▶ [OBJECTIVE] All of the lines below are to be transcribed faithfully, with pictures excluded from the copy.

▶ [MATERIAL]
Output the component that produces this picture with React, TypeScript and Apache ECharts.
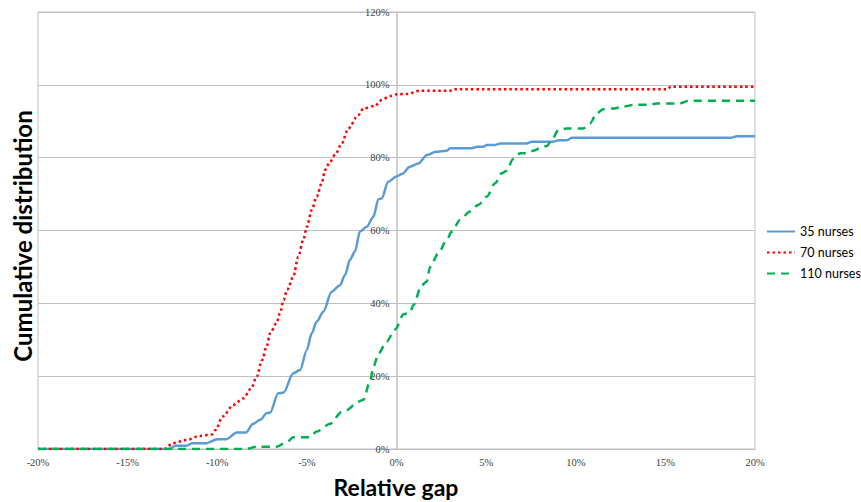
import React, { useEffect, useRef } from "react";
import * as echarts from "echarts";

const seriesNames = ["35 nurses", "70 nurses", "110 nurses"];
const xTicks = { min: -20, max: 20, interval: 5 };
const yTicks = { min: 0, max: 120, interval: 20 };

// [relative gap %, cumulative %]
const nurses35: [number, number][] = [
  [-20, 0], [-12.7, 0], [-12.3, 0.9], [-11.7, 0.9], [-11.4, 1.6], [-10.6, 1.6], [-10.0, 2.7], [-9.5, 2.7],
  [-8.9, 4.5], [-8.4, 4.5], [-8.0, 6.9], [-7.6, 8.0], [-7.25, 9.8], [-7.05, 10.0], [-6.6, 15.3], [-6.3, 15.5],
  [-5.76, 20.8], [-5.38, 21.7], [-5.0, 27.2], [-4.73, 31.8], [-4.45, 35], [-4.08, 37.7], [-3.62, 43.2],
  [-3.15, 45], [-2.87, 47.8], [-2.6, 51.9], [-2.32, 54.2], [-2.04, 59.7], [-1.66, 61], [-1.29, 63.8],
  [-1.01, 68.6], [-0.83, 68.8], [-0.46, 73.4], [0, 74.8], [0.3, 75.5], [0.75, 77.5], [1.22, 78.4],
  [1.7, 80.7], [2.2, 81.6], [2.8, 81.9], [3.0, 82.6], [4.2, 82.6], [4.5, 83], [4.85, 83], [5.05, 83.5],
  [5.5, 83.5], [5.8, 83.9], [7.25, 83.9], [7.55, 84.4], [8.75, 84.4], [9.05, 84.8], [9.5, 84.8],
  [9.8, 85.5], [18.7, 85.5], [19.0, 85.9], [20, 85.9],
];

const nurses70: [number, number][] = [
  [-20, 0], [-12.9, 0], [-12.8, 0.6], [-12.5, 1.6], [-11.7, 2.5], [-11.0, 3.6], [-10.3, 4.0], [-10.1, 5.2],
  [-9.7, 8.9], [-9.1, 12.1], [-8.55, 13.9], [-8.1, 16.7], [-7.8, 19.9], [-7.5, 24.4], [-7.25, 28.1],
  [-7.05, 31.8], [-6.7, 34.5], [-6.5, 37.3], [-6.3, 40.9], [-6.1, 43.7], [-5.76, 47.3], [-5.48, 52.8],
  [-5.2, 57.4], [-5.0, 61], [-4.73, 65.6], [-4.45, 69.3], [-4.17, 73], [-3.99, 76.6], [-3.71, 78.9],
  [-3.4, 81], [-3.06, 83.9], [-2.69, 88], [-2.13, 91.7], [-1.85, 93.5], [-1.2, 94.2], [-0.85, 95.8],
  [-0.36, 96.9], [0, 97.4], [0.6, 97.5], [1.3, 98.4], [3.0, 98.4], [3.2, 98.8], [15.1, 98.8],
  [15.3, 99.5], [20, 99.5],
];

const nurses110: [number, number][] = [
  [-20, 0], [-8.4, 0], [-7.8, 0.6], [-6.7, 0.6], [-6.1, 2.0], [-5.76, 3.2], [-4.85, 3.2], [-4.45, 4.8],
  [-3.7, 6.9], [-3.06, 10.2], [-2.78, 10.7], [-2.13, 13], [-1.85, 13.5], [-1.48, 18.5], [-1.29, 22.6],
  [-1.0, 26.3], [-0.55, 29.5], [-0.08, 32.8], [0.4, 37.0], [0.75, 37.5], [0.94, 39.5], [1.4, 45],
  [1.68, 45.9], [1.87, 50], [2.33, 53.7], [2.8, 57.4], [3.08, 59.7], [3.54, 62.9], [4.1, 65.2],
  [4.56, 67], [5.03, 69.3], [5.5, 73], [5.87, 75.7], [6.15, 76.4], [6.5, 79.6], [6.9, 81.2],
  [7.26, 81.2], [7.63, 81.9], [8.1, 82.8], [8.38, 83.2], [8.66, 84.8], [9.03, 87.6], [9.5, 88],
  [10.42, 88], [10.8, 89.4], [11.17, 92.2], [11.54, 93.3], [12.1, 93.5], [12.47, 93.8], [13.2, 94.5],
  [14.14, 94.5], [14.5, 94.9], [15.8, 94.9], [16.28, 95.6], [20, 95.6],
];

const xTitle = "Relative gap";
const yTitle = "Cumulative distribution";

const GRID_LEFT = 38;
const GRID_RIGHT = 106;
const WIDTH = 861;

export default function App() {
  const ref = useRef<HTMLDivElement>(null);
  useEffect(() => {
    if (!ref.current) return;
    const chart = echarts.init(ref.current, undefined, { renderer: "svg" });
    const labelStyle = { fontFamily: "'Liberation Serif', 'Times New Roman', serif", fontSize: 10.5, color: "#404040" };
    const lineBase = { type: "line" as const, symbol: "none", showSymbol: false, smooth: 0.3, smoothMonotone: "x" as const };
    // y axis sits at x = 0 of the value axis (middle of the plot)
    const plotWidth = WIDTH - GRID_LEFT - GRID_RIGHT;
    const zeroOffset = (plotWidth * (0 - xTicks.min)) / (xTicks.max - xTicks.min);
    chart.setOption({
      animation: false,
      backgroundColor: "#fff",
      grid: { left: GRID_LEFT, right: GRID_RIGHT, top: 12, bottom: 53, show: true, borderColor: "#c0c0c0", borderWidth: 1 },
      legend: {
        data: seriesNames,
        orient: "vertical",
        left: 761,
        top: 220,
        padding: 5,
        itemWidth: 28,
        itemHeight: 14,
        itemGap: 8,
        itemStyle: { opacity: 0 },
        textStyle: { fontFamily: "Lato", fontSize: 12.5, color: "#000" },
      },
      xAxis: {
        type: "value",
        min: xTicks.min,
        max: xTicks.max,
        interval: xTicks.interval,
        axisLine: { show: true, lineStyle: { color: "#bfbfbf", width: 1 } },
        axisTick: { show: false },
        splitLine: { show: false },
        axisLabel: { ...labelStyle, margin: 8, formatter: (v: number) => `${v}%` },
      },
      yAxis: {
        type: "value",
        position: "left",
        offset: -zeroOffset,
        min: yTicks.min,
        max: yTicks.max,
        interval: yTicks.interval,
        axisLine: { show: true, onZero: false, lineStyle: { color: "#c0c0c0", width: 1.5 } },
        axisTick: { show: false },
        splitLine: { show: true, lineStyle: { color: "#c0c0c0", width: 1 } },
        axisLabel: { ...labelStyle, margin: 7, formatter: (v: number) => `${v}%` },
      },
      graphic: [
        {
          type: "text",
          x: 396,
          y: 487,
          style: {
            text: xTitle,
            font: "bold 23px Lato",
            fill: "#000",
            align: "center",
            verticalAlign: "middle",
          },
        },
        {
          type: "text",
          x: 22,
          y: 236,
          rotation: Math.PI / 2,
          style: {
            text: yTitle,
            font: "bold 24px Lato",
            fill: "#000",
            align: "center",
            verticalAlign: "middle",
          },
        },
      ],
      series: [
        {
          ...lineBase,
          name: seriesNames[0],
          data: nurses35,
          lineStyle: { color: "#5B9BD5", width: 2.5, type: "solid" },
          itemStyle: { color: "#5B9BD5" },
        },
        {
          ...lineBase,
          name: seriesNames[1],
          data: nurses70,
          lineStyle: { color: "#FF0000", width: 2.5, type: [2.5, 3], cap: "butt" },
          itemStyle: { color: "#FF0000" },
        },
        {
          ...lineBase,
          name: seriesNames[2],
          data: nurses110,
          lineStyle: { color: "#00B050", width: 2.5, type: [8, 6] },
          itemStyle: { color: "#00B050" },
        },
      ],
    });
    return () => chart.dispose();
  }, []);
  return <div ref={ref} style={{ position: "fixed", left: 0, top: 0, width: 861, height: 502 }} />;
}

▶ [SOLVED EXERCISE]
Output the component that produces this picture with React, TypeScript and Apache ECharts.
import React, { useEffect, useRef } from "react";
import * as echarts from "echarts";

const seriesNames = ["35 nurses", "70 nurses", "110 nurses"];
const xTicks = { min: -20, max: 20, interval: 5 };
const yTicks = { min: 0, max: 120, interval: 20 };

// [relative gap %, cumulative %]
const nurses35: [number, number][] = [
  [-20, 0], [-12.7, 0], [-12.3, 0.9], [-11.7, 0.9], [-11.4, 1.6], [-10.6, 1.6], [-10.0, 2.7], [-9.5, 2.7],
  [-8.9, 4.5], [-8.4, 4.5], [-8.0, 6.9], [-7.6, 8.0], [-7.25, 9.8], [-7.05, 10.0], [-6.6, 15.3], [-6.3, 15.5],
  [-5.76, 20.8], [-5.38, 21.7], [-5.0, 27.2], [-4.73, 31.8], [-4.45, 35], [-4.08, 37.7], [-3.62, 43.2],
  [-3.15, 45], [-2.87, 47.8], [-2.6, 51.9], [-2.32, 54.2], [-2.04, 59.7], [-1.66, 61], [-1.29, 63.8],
  [-1.01, 68.6], [-0.83, 68.8], [-0.46, 73.4], [0, 74.8], [0.3, 75.5], [0.75, 77.5], [1.22, 78.4],
  [1.7, 80.7], [2.2, 81.6], [2.8, 81.9], [3.0, 82.6], [4.2, 82.6], [4.5, 83], [4.85, 83], [5.05, 83.5],
  [5.5, 83.5], [5.8, 83.9], [7.25, 83.9], [7.55, 84.4], [8.75, 84.4], [9.05, 84.8], [9.5, 84.8],
  [9.8, 85.5], [18.7, 85.5], [19.0, 85.9], [20, 85.9],
];

const nurses70: [number, number][] = [
  [-20, 0], [-12.9, 0], [-12.8, 0.6], [-12.5, 1.6], [-11.7, 2.5], [-11.0, 3.6], [-10.3, 4.0], [-10.1, 5.2],
  [-9.7, 8.9], [-9.1, 12.1], [-8.55, 13.9], [-8.1, 16.7], [-7.8, 19.9], [-7.5, 24.4], [-7.25, 28.1],
  [-7.05, 31.8], [-6.7, 34.5], [-6.5, 37.3], [-6.3, 40.9], [-6.1, 43.7], [-5.76, 47.3], [-5.48, 52.8],
  [-5.2, 57.4], [-5.0, 61], [-4.73, 65.6], [-4.45, 69.3], [-4.17, 73], [-3.99, 76.6], [-3.71, 78.9],
  [-3.4, 81], [-3.06, 83.9], [-2.69, 88], [-2.13, 91.7], [-1.85, 93.5], [-1.2, 94.2], [-0.85, 95.8],
  [-0.36, 96.9], [0, 97.4], [0.6, 97.5], [1.3, 98.4], [3.0, 98.4], [3.2, 98.8], [15.1, 98.8],
  [15.3, 99.5], [20, 99.5],
];

const nurses110: [number, number][] = [
  [-20, 0], [-8.4, 0], [-7.8, 0.6], [-6.7, 0.6], [-6.1, 2.0], [-5.76, 3.2], [-4.85, 3.2], [-4.45, 4.8],
  [-3.7, 6.9], [-3.06, 10.2], [-2.78, 10.7], [-2.13, 13], [-1.85, 13.5], [-1.48, 18.5], [-1.29, 22.6],
  [-1.0, 26.3], [-0.55, 29.5], [-0.08, 32.8], [0.4, 37.0], [0.75, 37.5], [0.94, 39.5], [1.4, 45],
  [1.68, 45.9], [1.87, 50], [2.33, 53.7], [2.8, 57.4], [3.08, 59.7], [3.54, 62.9], [4.1, 65.2],
  [4.56, 67], [5.03, 69.3], [5.5, 73], [5.87, 75.7], [6.15, 76.4], [6.5, 79.6], [6.9, 81.2],
  [7.26, 81.2], [7.63, 81.9], [8.1, 82.8], [8.38, 83.2], [8.66, 84.8], [9.03, 87.6], [9.5, 88],
  [10.42, 88], [10.8, 89.4], [11.17, 92.2], [11.54, 93.3], [12.1, 93.5], [12.47, 93.8], [13.2, 94.5],
  [14.14, 94.5], [14.5, 94.9], [15.8, 94.9], [16.28, 95.6], [20, 95.6],
];

const xTitle = "Relative gap";
const yTitle = "Cumulative distribution";

const GRID_LEFT = 38;
const GRID_RIGHT = 106;
const WIDTH = 861;

export default function App() {
  const ref = useRef<HTMLDivElement>(null);
  useEffect(() => {
    if (!ref.current) return;
    const chart = echarts.init(ref.current, undefined, { renderer: "svg" });
    const labelStyle = { fontFamily: "'Liberation Serif', 'Times New Roman', serif", fontSize: 10.5, color: "#404040" };
    const lineBase = { type: "line" as const, symbol: "none", showSymbol: false, smooth: 0.3, smoothMonotone: "x" as const };
    // y axis sits at x = 0 of the value axis (middle of the plot)
    const plotWidth = WIDTH - GRID_LEFT - GRID_RIGHT;
    const zeroOffset = (plotWidth * (0 - xTicks.min)) / (xTicks.max - xTicks.min);
    chart.setOption({
      animation: false,
      backgroundColor: "#fff",
      grid: { left: GRID_LEFT, right: GRID_RIGHT, top: 12, bottom: 53, show: true, borderColor: "#c0c0c0", borderWidth: 1 },
      legend: {
        data: seriesNames,
        orient: "vertical",
        left: 761,
        top: 220,
        padding: 5,
        itemWidth: 28,
        itemHeight: 14,
        itemGap: 8,
        itemStyle: { opacity: 0 },
        textStyle: { fontFamily: "Lato", fontSize: 12.5, color: "#000" },
      },
      xAxis: {
        type: "value",
        min: xTicks.min,
        max: xTicks.max,
        interval: xTicks.interval,
        axisLine: { show: true, lineStyle: { color: "#bfbfbf", width: 1 } },
        axisTick: { show: false },
        splitLine: { show: false },
        axisLabel: { ...labelStyle, margin: 8, formatter: (v: number) => `${v}%` },
      },
      yAxis: {
        type: "value",
        position: "left",
        offset: -zeroOffset,
        min: yTicks.min,
        max: yTicks.max,
        interval: yTicks.interval,
        axisLine: { show: true, onZero: false, lineStyle: { color: "#c0c0c0", width: 1.5 } },
        axisTick: { show: false },
        splitLine: { show: true, lineStyle: { color: "#c0c0c0", width: 1 } },
        axisLabel: { ...labelStyle, margin: 7, formatter: (v: number) => `${v}%` },
      },
      graphic: [
        {
          type: "text",
          x: 396,
          y: 487,
          style: {
            text: xTitle,
            font: "bold 23px Lato",
            fill: "#000",
            align: "center",
            verticalAlign: "middle",
          },
        },
        {
          type: "text",
          x: 22,
          y: 236,
          rotation: Math.PI / 2,
          style: {
            text: yTitle,
            font: "bold 24px Lato",
            fill: "#000",
            align: "center",
            verticalAlign: "middle",
          },
        },
      ],
      series: [
        {
          ...lineBase,
          name: seriesNames[0],
          data: nurses35,
          lineStyle: { color: "#5B9BD5", width: 2.5, type: "solid" },
          itemStyle: { color: "#5B9BD5" },
        },
        {
          ...lineBase,
          name: seriesNames[1],
          data: nurses70,
          lineStyle: { color: "#FF0000", width: 2.5, type: [2.5, 3], cap: "butt" },
          itemStyle: { color: "#FF0000" },
        },
        {
          ...lineBase,
          name: seriesNames[2],
          data: nurses110,
          lineStyle: { color: "#00B050", width: 2.5, type: [8, 6] },
          itemStyle: { color: "#00B050" },
        },
      ],
    });
    return () => chart.dispose();
  }, []);
  return <div ref={ref} style={{ position: "fixed", left: 0, top: 0, width: 861, height: 502 }} />;
}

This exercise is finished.